_REQUEST_
The required output is the block of lines from the line with "What TikZ code" to the line with "(458.3,198.3) (481.7,211.7) (492.3,233.3)", endpoints included and pictures omitted.
** start of DATASET RECORDS **
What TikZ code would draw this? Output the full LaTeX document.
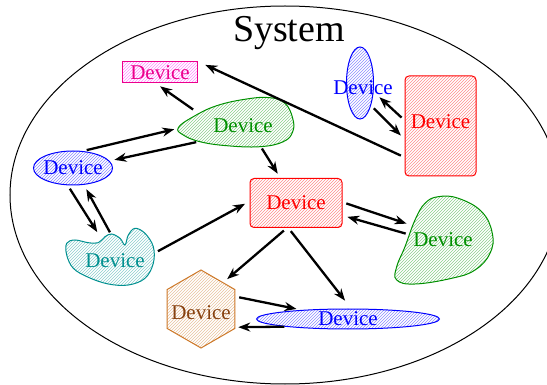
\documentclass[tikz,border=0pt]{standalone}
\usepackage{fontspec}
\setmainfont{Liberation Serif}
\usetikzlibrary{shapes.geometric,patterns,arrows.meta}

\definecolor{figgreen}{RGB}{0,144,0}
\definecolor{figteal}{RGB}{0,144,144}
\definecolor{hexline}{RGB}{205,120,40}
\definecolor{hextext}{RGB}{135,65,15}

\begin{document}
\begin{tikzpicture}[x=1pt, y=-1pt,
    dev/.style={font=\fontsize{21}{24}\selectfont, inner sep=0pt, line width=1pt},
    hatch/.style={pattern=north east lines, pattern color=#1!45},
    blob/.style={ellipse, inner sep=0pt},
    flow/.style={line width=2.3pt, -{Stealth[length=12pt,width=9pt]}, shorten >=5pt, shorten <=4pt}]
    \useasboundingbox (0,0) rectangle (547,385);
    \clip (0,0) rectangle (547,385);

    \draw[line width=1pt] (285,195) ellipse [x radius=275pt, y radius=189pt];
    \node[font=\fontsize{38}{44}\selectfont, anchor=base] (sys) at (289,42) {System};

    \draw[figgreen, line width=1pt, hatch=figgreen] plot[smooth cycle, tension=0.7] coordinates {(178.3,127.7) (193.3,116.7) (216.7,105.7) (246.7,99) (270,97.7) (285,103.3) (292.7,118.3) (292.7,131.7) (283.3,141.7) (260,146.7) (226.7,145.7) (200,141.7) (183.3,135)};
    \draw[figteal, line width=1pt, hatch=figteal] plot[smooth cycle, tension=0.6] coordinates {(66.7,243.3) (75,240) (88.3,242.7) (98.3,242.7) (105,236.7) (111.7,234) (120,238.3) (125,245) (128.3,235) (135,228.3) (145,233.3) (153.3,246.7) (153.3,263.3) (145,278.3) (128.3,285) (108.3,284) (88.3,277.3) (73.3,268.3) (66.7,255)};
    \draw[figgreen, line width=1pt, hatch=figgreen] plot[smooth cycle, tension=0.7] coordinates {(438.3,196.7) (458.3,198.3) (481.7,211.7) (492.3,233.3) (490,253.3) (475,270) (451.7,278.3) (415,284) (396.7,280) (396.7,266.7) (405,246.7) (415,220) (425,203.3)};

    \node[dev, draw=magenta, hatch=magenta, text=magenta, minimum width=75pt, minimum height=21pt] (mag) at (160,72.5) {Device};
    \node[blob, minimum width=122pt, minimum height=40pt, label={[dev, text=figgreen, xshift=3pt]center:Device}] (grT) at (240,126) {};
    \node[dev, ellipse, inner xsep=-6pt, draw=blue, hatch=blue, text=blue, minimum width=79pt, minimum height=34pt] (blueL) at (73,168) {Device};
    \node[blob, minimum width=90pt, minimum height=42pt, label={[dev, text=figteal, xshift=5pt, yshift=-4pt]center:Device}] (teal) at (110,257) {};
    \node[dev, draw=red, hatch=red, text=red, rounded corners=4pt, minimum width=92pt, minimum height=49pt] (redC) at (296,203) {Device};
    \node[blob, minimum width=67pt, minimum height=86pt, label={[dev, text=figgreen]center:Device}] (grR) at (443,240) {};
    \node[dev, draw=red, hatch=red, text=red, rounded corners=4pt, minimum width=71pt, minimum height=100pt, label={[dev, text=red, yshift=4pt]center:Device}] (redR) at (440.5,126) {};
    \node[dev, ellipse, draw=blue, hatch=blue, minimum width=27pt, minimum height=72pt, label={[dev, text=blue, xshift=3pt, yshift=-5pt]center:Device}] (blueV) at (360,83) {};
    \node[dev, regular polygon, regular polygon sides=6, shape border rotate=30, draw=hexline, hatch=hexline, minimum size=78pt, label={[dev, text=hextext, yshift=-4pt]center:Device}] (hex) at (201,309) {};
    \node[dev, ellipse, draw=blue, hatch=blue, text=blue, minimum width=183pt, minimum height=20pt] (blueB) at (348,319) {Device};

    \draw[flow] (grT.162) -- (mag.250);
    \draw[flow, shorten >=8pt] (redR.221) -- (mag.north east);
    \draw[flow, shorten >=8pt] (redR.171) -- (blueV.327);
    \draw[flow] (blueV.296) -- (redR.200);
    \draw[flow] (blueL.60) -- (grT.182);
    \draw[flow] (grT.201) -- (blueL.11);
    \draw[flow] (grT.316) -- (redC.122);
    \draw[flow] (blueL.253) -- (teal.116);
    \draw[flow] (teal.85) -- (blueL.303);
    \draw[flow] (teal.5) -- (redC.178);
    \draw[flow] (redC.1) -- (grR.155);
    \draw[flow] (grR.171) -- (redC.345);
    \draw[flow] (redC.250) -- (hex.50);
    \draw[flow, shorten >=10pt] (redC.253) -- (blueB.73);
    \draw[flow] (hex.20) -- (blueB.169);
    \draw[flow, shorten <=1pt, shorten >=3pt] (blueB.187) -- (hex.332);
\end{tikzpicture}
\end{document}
** end of DATASET RECORDS **
** start of DATASET RECORDS **
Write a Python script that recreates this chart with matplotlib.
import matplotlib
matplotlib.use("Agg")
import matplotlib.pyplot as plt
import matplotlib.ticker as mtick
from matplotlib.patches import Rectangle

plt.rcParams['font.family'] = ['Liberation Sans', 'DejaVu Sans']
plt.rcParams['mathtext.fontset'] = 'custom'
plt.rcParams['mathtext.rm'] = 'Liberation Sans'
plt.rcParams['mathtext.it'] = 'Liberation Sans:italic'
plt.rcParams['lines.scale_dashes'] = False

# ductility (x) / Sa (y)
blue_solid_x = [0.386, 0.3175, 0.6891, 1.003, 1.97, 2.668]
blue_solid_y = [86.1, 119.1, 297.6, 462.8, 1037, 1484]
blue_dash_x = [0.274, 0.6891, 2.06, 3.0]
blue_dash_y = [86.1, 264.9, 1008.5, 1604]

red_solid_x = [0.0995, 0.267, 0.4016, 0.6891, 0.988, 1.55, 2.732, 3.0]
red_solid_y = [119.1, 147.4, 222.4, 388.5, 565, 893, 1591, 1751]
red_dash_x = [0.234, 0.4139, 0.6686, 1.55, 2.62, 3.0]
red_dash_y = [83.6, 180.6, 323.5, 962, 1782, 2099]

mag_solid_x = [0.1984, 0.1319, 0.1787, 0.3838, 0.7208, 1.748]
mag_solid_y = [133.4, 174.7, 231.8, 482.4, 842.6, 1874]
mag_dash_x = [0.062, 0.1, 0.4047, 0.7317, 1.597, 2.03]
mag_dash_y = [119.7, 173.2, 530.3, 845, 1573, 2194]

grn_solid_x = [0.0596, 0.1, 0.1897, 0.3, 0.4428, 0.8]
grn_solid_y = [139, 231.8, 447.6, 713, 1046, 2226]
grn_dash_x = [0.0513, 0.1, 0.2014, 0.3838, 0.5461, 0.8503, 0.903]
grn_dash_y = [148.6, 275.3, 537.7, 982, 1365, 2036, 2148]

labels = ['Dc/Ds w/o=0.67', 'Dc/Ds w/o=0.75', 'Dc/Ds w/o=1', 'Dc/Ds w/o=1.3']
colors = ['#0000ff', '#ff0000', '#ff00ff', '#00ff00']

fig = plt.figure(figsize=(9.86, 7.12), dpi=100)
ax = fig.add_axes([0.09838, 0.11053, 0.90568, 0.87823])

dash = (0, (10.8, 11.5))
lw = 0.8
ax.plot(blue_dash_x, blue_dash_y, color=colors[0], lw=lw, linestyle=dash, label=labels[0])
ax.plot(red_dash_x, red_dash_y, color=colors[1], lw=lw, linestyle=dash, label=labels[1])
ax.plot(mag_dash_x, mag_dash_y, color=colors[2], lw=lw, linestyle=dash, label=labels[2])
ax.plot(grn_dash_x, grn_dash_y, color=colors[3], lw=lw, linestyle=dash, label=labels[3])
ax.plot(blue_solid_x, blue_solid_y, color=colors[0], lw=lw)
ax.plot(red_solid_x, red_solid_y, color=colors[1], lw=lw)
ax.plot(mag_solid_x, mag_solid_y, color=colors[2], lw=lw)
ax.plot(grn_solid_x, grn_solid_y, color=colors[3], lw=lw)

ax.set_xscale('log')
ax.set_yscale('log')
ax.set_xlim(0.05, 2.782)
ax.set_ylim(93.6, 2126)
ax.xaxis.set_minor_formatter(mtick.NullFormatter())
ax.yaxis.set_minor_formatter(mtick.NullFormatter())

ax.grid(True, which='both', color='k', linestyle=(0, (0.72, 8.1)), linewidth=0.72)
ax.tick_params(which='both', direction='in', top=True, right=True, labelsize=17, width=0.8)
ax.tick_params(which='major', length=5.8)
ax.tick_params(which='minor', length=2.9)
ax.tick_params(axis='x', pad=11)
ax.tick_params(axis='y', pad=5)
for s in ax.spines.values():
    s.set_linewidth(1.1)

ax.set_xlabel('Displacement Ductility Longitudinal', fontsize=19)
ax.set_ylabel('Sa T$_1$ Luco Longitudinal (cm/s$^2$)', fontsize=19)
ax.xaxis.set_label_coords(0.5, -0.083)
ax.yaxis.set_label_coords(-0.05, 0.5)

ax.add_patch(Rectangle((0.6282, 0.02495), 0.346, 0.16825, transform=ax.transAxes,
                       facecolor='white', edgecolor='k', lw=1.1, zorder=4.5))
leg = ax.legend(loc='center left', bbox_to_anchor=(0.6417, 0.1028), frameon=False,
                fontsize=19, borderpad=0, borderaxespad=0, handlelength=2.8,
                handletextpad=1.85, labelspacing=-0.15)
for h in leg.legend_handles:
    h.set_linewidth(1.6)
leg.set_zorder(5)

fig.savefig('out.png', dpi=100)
** end of DATASET RECORDS **
** start of DATASET RECORDS **
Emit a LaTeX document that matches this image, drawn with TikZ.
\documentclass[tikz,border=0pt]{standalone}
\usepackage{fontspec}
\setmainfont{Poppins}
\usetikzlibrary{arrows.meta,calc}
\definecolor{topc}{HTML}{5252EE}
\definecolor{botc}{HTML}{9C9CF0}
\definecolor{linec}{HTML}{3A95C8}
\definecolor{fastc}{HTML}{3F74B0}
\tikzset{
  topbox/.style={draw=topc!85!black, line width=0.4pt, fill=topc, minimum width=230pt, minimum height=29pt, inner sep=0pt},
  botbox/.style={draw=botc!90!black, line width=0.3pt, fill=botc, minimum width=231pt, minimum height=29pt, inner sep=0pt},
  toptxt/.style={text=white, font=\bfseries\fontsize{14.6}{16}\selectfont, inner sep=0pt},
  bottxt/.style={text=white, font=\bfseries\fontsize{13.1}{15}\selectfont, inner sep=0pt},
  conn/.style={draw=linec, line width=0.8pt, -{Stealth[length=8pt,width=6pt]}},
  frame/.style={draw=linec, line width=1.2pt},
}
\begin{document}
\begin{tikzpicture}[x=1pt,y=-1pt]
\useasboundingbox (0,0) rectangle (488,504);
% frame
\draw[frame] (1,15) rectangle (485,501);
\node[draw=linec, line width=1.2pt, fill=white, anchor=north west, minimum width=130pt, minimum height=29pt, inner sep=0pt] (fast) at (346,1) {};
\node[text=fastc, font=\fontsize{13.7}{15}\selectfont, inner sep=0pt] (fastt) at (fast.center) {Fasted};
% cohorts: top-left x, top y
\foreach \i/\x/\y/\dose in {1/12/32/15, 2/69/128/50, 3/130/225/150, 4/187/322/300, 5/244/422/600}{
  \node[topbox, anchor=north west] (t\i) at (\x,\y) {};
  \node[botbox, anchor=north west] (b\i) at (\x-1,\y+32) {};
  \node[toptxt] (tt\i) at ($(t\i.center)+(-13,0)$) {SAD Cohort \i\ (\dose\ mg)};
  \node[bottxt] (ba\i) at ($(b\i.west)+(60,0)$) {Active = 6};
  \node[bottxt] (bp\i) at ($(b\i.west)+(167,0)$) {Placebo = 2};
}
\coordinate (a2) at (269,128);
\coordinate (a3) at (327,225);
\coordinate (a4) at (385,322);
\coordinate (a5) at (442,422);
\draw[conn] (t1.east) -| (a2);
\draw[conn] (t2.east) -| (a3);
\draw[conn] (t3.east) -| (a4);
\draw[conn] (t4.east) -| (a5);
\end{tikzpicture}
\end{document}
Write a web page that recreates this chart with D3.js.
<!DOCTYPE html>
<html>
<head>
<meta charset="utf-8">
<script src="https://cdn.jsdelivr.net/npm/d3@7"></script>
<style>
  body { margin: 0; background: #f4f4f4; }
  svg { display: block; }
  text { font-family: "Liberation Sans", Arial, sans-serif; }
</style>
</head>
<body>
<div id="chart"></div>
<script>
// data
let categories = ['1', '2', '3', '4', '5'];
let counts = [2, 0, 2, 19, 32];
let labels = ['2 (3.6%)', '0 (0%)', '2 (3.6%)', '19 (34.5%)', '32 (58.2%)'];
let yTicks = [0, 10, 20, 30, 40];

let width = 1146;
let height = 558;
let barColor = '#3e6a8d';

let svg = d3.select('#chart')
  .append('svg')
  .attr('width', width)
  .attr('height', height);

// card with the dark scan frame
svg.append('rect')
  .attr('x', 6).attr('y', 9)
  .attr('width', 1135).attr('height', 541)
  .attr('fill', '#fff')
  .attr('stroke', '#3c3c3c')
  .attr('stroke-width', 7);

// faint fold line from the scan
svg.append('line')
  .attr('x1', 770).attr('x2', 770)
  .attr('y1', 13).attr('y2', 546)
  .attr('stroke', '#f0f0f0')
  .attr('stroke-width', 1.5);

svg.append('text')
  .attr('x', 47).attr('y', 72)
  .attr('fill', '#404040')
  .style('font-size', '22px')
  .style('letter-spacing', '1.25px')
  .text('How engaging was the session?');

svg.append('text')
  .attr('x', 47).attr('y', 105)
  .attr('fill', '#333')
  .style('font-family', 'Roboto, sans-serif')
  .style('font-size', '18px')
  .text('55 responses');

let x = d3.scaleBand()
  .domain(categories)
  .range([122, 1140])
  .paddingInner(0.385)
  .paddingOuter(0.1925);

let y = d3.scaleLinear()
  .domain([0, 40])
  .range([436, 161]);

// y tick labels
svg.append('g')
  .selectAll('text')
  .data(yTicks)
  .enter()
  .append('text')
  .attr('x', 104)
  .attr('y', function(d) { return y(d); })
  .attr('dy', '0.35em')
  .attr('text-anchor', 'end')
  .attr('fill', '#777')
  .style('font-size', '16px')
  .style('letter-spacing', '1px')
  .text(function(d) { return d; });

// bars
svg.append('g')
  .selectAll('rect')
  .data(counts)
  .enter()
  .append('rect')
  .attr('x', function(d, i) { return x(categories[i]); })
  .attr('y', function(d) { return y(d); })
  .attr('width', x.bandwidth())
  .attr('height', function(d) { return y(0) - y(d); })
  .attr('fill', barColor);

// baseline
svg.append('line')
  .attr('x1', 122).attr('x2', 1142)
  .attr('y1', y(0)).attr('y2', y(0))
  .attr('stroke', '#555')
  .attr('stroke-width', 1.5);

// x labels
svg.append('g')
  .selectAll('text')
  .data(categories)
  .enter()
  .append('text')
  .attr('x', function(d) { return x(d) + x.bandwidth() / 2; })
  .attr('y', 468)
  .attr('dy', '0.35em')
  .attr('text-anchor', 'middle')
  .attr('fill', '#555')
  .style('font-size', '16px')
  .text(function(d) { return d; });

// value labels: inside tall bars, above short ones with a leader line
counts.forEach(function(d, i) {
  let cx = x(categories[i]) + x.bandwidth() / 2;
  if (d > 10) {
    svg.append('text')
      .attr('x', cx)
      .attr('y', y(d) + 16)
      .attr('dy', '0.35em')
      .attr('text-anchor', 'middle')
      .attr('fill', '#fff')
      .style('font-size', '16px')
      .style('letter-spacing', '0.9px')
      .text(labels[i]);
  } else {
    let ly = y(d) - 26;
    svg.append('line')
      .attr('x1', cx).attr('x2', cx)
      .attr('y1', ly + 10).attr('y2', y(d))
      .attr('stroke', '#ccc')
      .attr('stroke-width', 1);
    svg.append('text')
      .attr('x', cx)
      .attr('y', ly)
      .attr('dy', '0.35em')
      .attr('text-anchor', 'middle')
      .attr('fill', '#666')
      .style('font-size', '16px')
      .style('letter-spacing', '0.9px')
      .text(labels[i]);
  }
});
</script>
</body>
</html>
** end of DATASET RECORDS **
_EXERCISE ANSWER_
What TikZ code would draw this? Output the full LaTeX document.
\documentclass[tikz,border=0pt]{standalone}
\usepackage{fontspec}
\setmainfont{Liberation Serif}
\usetikzlibrary{shapes.geometric,patterns,arrows.meta}

\definecolor{figgreen}{RGB}{0,144,0}
\definecolor{figteal}{RGB}{0,144,144}
\definecolor{hexline}{RGB}{205,120,40}
\definecolor{hextext}{RGB}{135,65,15}

\begin{document}
\begin{tikzpicture}[x=1pt, y=-1pt,
    dev/.style={font=\fontsize{21}{24}\selectfont, inner sep=0pt, line width=1pt},
    hatch/.style={pattern=north east lines, pattern color=#1!45},
    blob/.style={ellipse, inner sep=0pt},
    flow/.style={line width=2.3pt, -{Stealth[length=12pt,width=9pt]}, shorten >=5pt, shorten <=4pt}]
    \useasboundingbox (0,0) rectangle (547,385);
    \clip (0,0) rectangle (547,385);

    \draw[line width=1pt] (285,195) ellipse [x radius=275pt, y radius=189pt];
    \node[font=\fontsize{38}{44}\selectfont, anchor=base] (sys) at (289,42) {System};

    \draw[figgreen, line width=1pt, hatch=figgreen] plot[smooth cycle, tension=0.7] coordinates {(178.3,127.7) (193.3,116.7) (216.7,105.7) (246.7,99) (270,97.7) (285,103.3) (292.7,118.3) (292.7,131.7) (283.3,141.7) (260,146.7) (226.7,145.7) (200,141.7) (183.3,135)};
    \draw[figteal, line width=1pt, hatch=figteal] plot[smooth cycle, tension=0.6] coordinates {(66.7,243.3) (75,240) (88.3,242.7) (98.3,242.7) (105,236.7) (111.7,234) (120,238.3) (125,245) (128.3,235) (135,228.3) (145,233.3) (153.3,246.7) (153.3,263.3) (145,278.3) (128.3,285) (108.3,284) (88.3,277.3) (73.3,268.3) (66.7,255)};
    \draw[figgreen, line width=1pt, hatch=figgreen] plot[smooth cycle, tension=0.7] coordinates {(438.3,196.7) (458.3,198.3) (481.7,211.7) (492.3,233.3) (490,253.3) (475,270) (451.7,278.3) (415,284) (396.7,280) (396.7,266.7) (405,246.7) (415,220) (425,203.3)};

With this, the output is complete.